We can compose multiple HTML elements into more complex UI widgets and tie them up with scripting. For example, with some scripting, an input field can be composed with an unordered list of items to make an autocomplete widget. While this is possible, we still still need a way to tell the AOM that these elements are indeed one composite widget not just an input field and a list. This is where ARIA-roles can help. Setting a role of combobox on the container of the input element and listbox on the unordered list represents the widget as a combobox and a screen reader will announce it as such. We still need some other ARIA directives such as aria-controls, aria-live etc, but those details are beyond the scope of this article.
Custom UI Widgets permalink
When designing or building custom UI widgets, it's important that we consider the accessibility implications of the design. It can be tempting to roll out your own solution in code but before doing so, ask:
Can this design be adequately represented by established UI patterns and widgets?
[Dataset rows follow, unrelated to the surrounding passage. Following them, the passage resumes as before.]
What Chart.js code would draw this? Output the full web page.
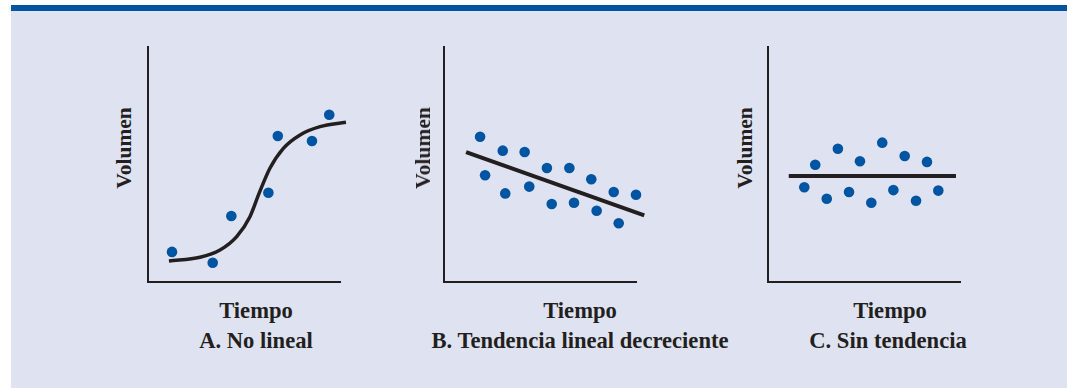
<!DOCTYPE html>
<html>
<head>
<meta charset="utf-8">
<script src="https://cdn.jsdelivr.net/npm/chart.js@4.4.1/dist/chart.umd.min.js"></script>
<style>
  html, body { margin: 0; padding: 0; background: #fff; }
  #figura { position: relative; width: 1067px; height: 388px; overflow: hidden; }
  #franja { position: absolute; left: 11px; top: 5px; width: 1056px; height: 6px; background: #0054a0; }
  #fondo { position: absolute; left: 11px; top: 11px; width: 1056px; height: 377px; background: #dfe3f1; }
  canvas { position: absolute; top: 37px; }
  .txt { position: absolute; font: bold 22.6px/22px "Liberation Serif", "Times New Roman", serif; color: #231f20; white-space: nowrap; }
  .x { width: 400px; text-align: center; }
  .y { font-size: 21.5px; transform: translate(-50%, -50%) rotate(-90deg); }
</style>
</head>
<body>
<div id="figura">
  <div id="franja"></div>
  <div id="fondo"></div>

  <canvas id="panelA" width="216" height="253" style="left:138px"></canvas>
  <canvas id="panelB" width="216" height="253" style="left:434px"></canvas>
  <canvas id="panelC" width="216" height="253" style="left:758px"></canvas>

  <div class="txt y" style="left:123.5px; top:148px">Volumen</div>
  <div class="txt y" style="left:423px; top:148px">Volumen</div>
  <div class="txt y" style="left:745px; top:148px">Volumen</div>

  <div class="txt x" style="left:56px; top:299.5px">Tiempo</div>
  <div class="txt x" style="left:380px; top:299.5px">Tiempo</div>
  <div class="txt x" style="left:690px; top:299.5px">Tiempo</div>

  <div class="txt x" style="left:56px; top:330px">A. No lineal</div>
  <div class="txt x" style="left:380px; top:330px">B. Tendencia lineal decreciente</div>
  <div class="txt x" style="left:688px; top:330px">C. Sin tendencia</div>
</div>

<script>
const AZUL = '#0055a2';
const NEGRO = '#231f20';

// A. No lineal
const aPuntosX = [12.5, 33.7, 43.4, 62.7, 67.6, 85.4, 94.4];
const aPuntosY = [12.8, 8.2, 28.1, 38.0, 62.1, 60.0, 71.2];
const aCurvaX = [10.9, 27.1, 37.5, 46.2, 53.1, 58.0, 63.5, 70.5, 79.2, 89.6, 103.1];
const aCurvaY = [8.9, 10.5, 13.6, 19.3, 27.8, 38.0, 48.4, 56.9, 62.6, 66.1, 68.0];

// B. Tendencia lineal decreciente
const bPuntosX = [18.8, 21.4, 30.6, 31.9, 42.0, 44.4, 53.6, 56.1, 65.3, 67.7, 76.7, 79.5, 88.4, 91.0, 100.0];
const bPuntosY = [61.8, 45.4, 55.9, 37.7, 55.3, 40.6, 48.5, 33.2, 48.5, 33.7, 43.7, 30.3, 38.3, 25.0, 37.1];
const bRectaX = [11.5, 104.3];
const bRectaY = [55.3, 28.4];

// C. Sin tendencia
const cPuntosX = [18.9, 24.6, 30.6, 36.4, 42.2, 47.9, 53.8, 59.5, 65.3, 71.2, 77.1, 82.8, 88.7];
const cPuntosY = [40.3, 49.9, 35.4, 56.7, 38.3, 51.4, 33.7, 59.3, 39.1, 53.6, 34.6, 51.1, 38.9];
const cRectaX = [10.8, 97.9];
const cRectaY = [45.1, 45.1];

function pares(xs, ys) {
    return xs.map((x, i) => ({ x: x, y: ys[i] }));
}

function ejeSinMarcas() {
    return {
        type: 'linear',
        min: 0,
        max: 100,
        display: true,
        ticks: { display: false },
        grid: { display: false, drawTicks: false },
        border: { display: true, color: NEGRO, width: 2 }
    };
}

function crearPanel(id, puntosX, puntosY, lineaX, lineaY, curva) {
    const ctx = document.getElementById(id);
    if (!ctx) return null;

    return new Chart(ctx, {
        type: 'scatter',
        data: {
            datasets: [{
                data: pares(puntosX, puntosY),
                backgroundColor: AZUL,
                borderWidth: 0,
                pointRadius: 5.3,
                clip: false
            }, {
                type: 'line',
                data: pares(lineaX, lineaY),
                borderColor: NEGRO,
                borderWidth: curva ? 3.5 : 4,
                pointRadius: 0,
                fill: false,
                cubicInterpolationMode: curva ? 'monotone' : 'default',
                clip: false
            }]
        },
        options: {
            responsive: false,
            animation: false,
            events: [],
            layout: {
                padding: { left: 10, top: 10, right: 14, bottom: 8 }
            },
            plugins: {
                legend: { display: false },
                tooltip: { enabled: false }
            },
            scales: {
                x: ejeSinMarcas(),
                y: ejeSinMarcas()
            }
        }
    });
}

crearPanel('panelA', aPuntosX, aPuntosY, aCurvaX, aCurvaY, true);
crearPanel('panelB', bPuntosX, bPuntosY, bRectaX, bRectaY, false);
crearPanel('panelC', cPuntosX, cPuntosY, cRectaX, cRectaY, false);
</script>
</body>
</html>
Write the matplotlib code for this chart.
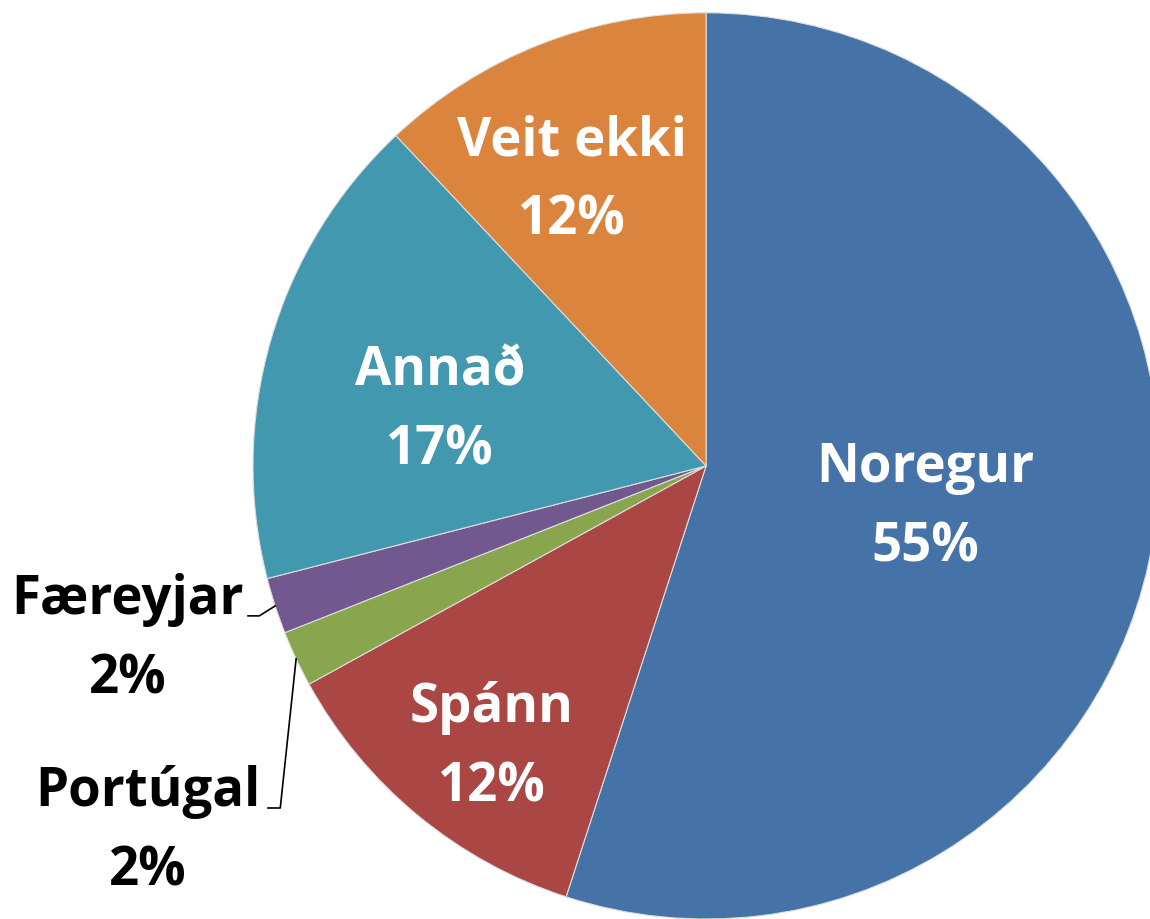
import numpy as np
import matplotlib
matplotlib.use('Agg')
import matplotlib.pyplot as plt

plt.rcParams['font.family'] = ['Open Sans', 'DejaVu Sans']

# Gögn
flokkar = ['Noregur', 'Spánn', 'Portúgal', 'Færeyjar', 'Annað', 'Veit ekki']
hlutfall = [55, 12, 2, 2, 17, 12]
litir = ['#4572A7', '#AA4643', '#89A54E', '#71588F', '#4198AF', '#DB843D']

# staðsetning innri merkja: (fjarlægð, horn í gráðum)
innri = {'Noregur': (0.492, -10.6), 'Spánn': (0.780, -127.3),
         'Annað': (0.600, 168.1), 'Veit ekki': (0.697, 115.1)}
# ytri merki (x, y í hnitum ássins)
ytri = {'Færeyjar': (-1.276, -0.382), 'Portúgal': (-1.232, -0.806)}

fig = plt.figure(figsize=(11.5, 9.2), dpi=100)
ax = fig.add_axes([0.220, 0.0, 0.788, 0.985])
wedges, _ = ax.pie(hlutfall, colors=litir, startangle=90, counterclock=False,
                   radius=1.0, wedgeprops=dict(edgecolor='#dddddd', linewidth=0.8))
ax.set_xlim(-1, 1)
ax.set_ylim(-1, 1)
ax.set_aspect('equal')
ax.axis('off')

FS = 38
LS = 1.62
for w, name, v in zip(wedges, flokkar, hlutfall):
    txt = f'{name}\n{v}%'
    if name in innri:
        d, a = innri[name]
        a = np.deg2rad(a)
        ax.text(d * np.cos(a), d * np.sin(a), txt, ha='center', va='center',
                color='white', fontsize=FS, fontweight='bold', linespacing=LS)
    else:
        mid = np.deg2rad((w.theta1 + w.theta2) / 2)
        tx, ty = ytri[name]
        ax.text(tx, ty, txt, ha='center', va='center', color='black',
                fontsize=FS, fontweight='bold', linespacing=LS, clip_on=False)
        ex, ey = np.cos(mid), np.sin(mid)
        line_y = ty + 0.051
        ax.plot([ex, ex - 0.035, tx + 0.265], [ey, line_y, line_y],
                color='black', lw=1.2, clip_on=False)

fig.savefig('out.png', dpi=100, facecolor='white')
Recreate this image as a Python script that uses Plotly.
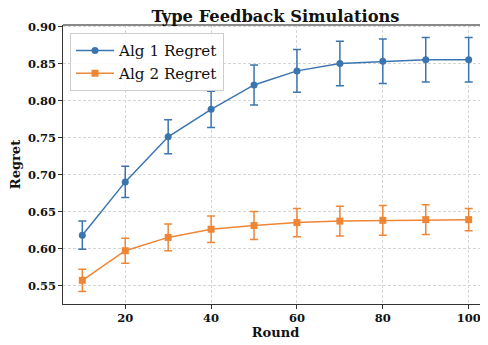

Does that UI pattern exist in the wild?
If the answers are "yes", then there's probably a set of implementation guidelines for it already. You should follow them. These guidelines include the expected interactions, roles, and associations. Following these patterns means your users don't have to learn how to use your app, it'll work just like any other application on their operating system. Also, you won't have to provide instructions for all the different assistive technologies your users could be using. A good place to get started is the W3C WAI ARIA PRACTICES
Summary permalink
There are standardised ways of representing UI elements such that they work well for all users. These standards are mostly uniformly implemented across platforms and operating systems and exposed as platform Accessibility APIs. Assistive technologies depend on these APIs to accurately represent the UI to users as well as help them interact with it. Browsers also provide an Accessibility Object Model that assistive technologies can query.
PS: There is ongoing work to allow web developers query the AOM in future, although there are concerns about privacy and possible discriminatory usage of such information.